YOUR GOAL
Find the lines with the string "page" and return them.

==== INFORMATION PROVIDED ====

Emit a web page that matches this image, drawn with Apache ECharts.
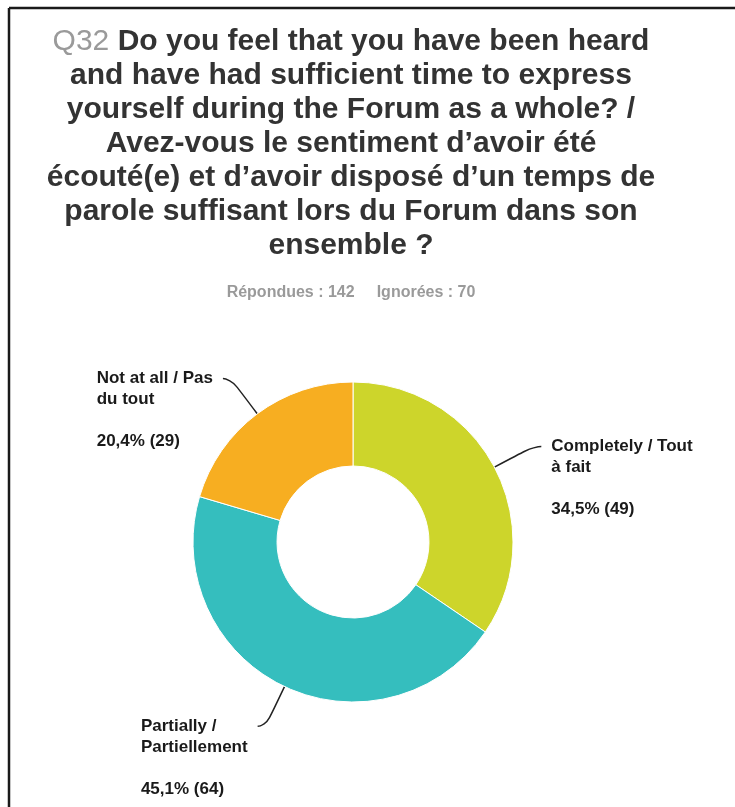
<!DOCTYPE html>
<html>
<head>
<meta charset="utf-8">
<title>Q32</title>
<script src="https://cdn.jsdelivr.net/npm/echarts@6/dist/echarts.min.js"></script>
<style>
  html, body { margin: 0; padding: 0; background: #fff; }
  #chart { width: 735px; height: 807px; }
</style>
</head>
<body>
<div id="chart"></div>
<script>
// answers, in drawing order (clockwise from 12 o'clock)
const categories = ["Completely / Tout\nà fait", "Partially /\nPartiellement", "Not at all / Pas\ndu tout"];
const counts = [49, 64, 29];
const colors = ["#cdd52b", "#35bebe", "#f7ae21"];
const answered = 142;
const skipped = 70;

const titleLines = [
  "Do you feel that you have been heard",
  "and have had sufficient time to express",
  "yourself during the Forum as a whole? /",
  "Avez-vous le sentiment d’avoir été",
  "écouté(e) et d’avoir disposé d’un temps de",
  "parole suffisant lors du Forum dans son",
  "ensemble ?"
];

const FONT = "'Liberation Sans', Arial, sans-serif";
const total = counts.reduce((a, b) => a + b, 0);

const chart = echarts.init(document.getElementById("chart"));

const titleText = titleLines
  .map((l, i) => (i === 0 ? "{q|Q32 }{t|" + l + "}" : "{t|" + l + "}"))
  .join("\n");

chart.setOption({
  backgroundColor: "#fff",
  graphic: [
    // frame of the page
    { type: "line", shape: { x1: 9, y1: 8, x2: 735, y2: 8 }, style: { stroke: "#1a1a1a", lineWidth: 2.5 } },
    { type: "line", shape: { x1: 9, y1: 8, x2: 9, y2: 807 }, style: { stroke: "#1a1a1a", lineWidth: 2.5 } },
    // question
    {
      type: "text",
      x: 351,
      y: 25,
      style: {
        text: titleText,
        align: "center",
        verticalAlign: "top",
        rich: {
          q: { fill: "#9a9a9a", fontSize: 30, fontFamily: FONT, lineHeight: 34 },
          t: { fill: "#333", fontSize: 30, fontWeight: "bold", fontFamily: FONT, lineHeight: 34 }
        }
      }
    },
    // answered / skipped
    {
      type: "text",
      x: 351,
      y: 293,
      style: {
        text: "{a|Répondues : " + answered + "}{b|Ignorées : " + skipped + "}",
        align: "center",
        verticalAlign: "middle",
        rich: {
          a: { fill: "#9a9a9a", fontSize: 16, fontWeight: "bold", fontFamily: FONT },
          b: { fill: "#9a9a9a", fontSize: 16, fontWeight: "bold", fontFamily: FONT, padding: [0, 0, 0, 22] }
        }
      }
    }
  ],
  series: [
    {
      type: "pie",
      center: [353, 542],
      radius: [76, 160],
      startAngle: 90,
      clockwise: true,
      avoidLabelOverlap: false,
      data: categories.map((c, i) => ({
        name: c,
        value: counts[i],
        itemStyle: { color: colors[i] }
      })),
      itemStyle: { borderColor: "#fff", borderWidth: 1 },
      label: {
        show: true,
        position: "outside",
        fontFamily: FONT,
        fontSize: 17,
        fontWeight: "bold",
        color: "#1a1a1a",
        lineHeight: 21,
        formatter(p) {
          const pct = ((p.value / total) * 100).toFixed(1).replace(".", ",");
          return p.name + "\n\n" + pct + "% (" + p.value + ")";
        }
      },
      labelLine: {
        show: true,
        length: 44,
        length2: 8,
        smooth: 0.7,
        lineStyle: { color: "#222", width: 1.5 }
      },
      labelLayout(params) {
        const pts = params.labelLinePoints;
        if (!pts) return {};
        const end = pts[pts.length - 1];
        const isLeft = end[0] < pts[0][0];
        return {
          x: isLeft ? end[0] - 10 - params.labelRect.width : end[0] + 10,
          y: end[1] - 11,
          align: "left",
          verticalAlign: "top",
          labelLinePoints: pts
        };
      },
      emphasis: { disabled: true }
    }
  ]
});
</script>
</body>
</html>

====

OUTPUT BELOW
Emit a web page that matches this image, drawn with Apache ECharts.
    // frame of the page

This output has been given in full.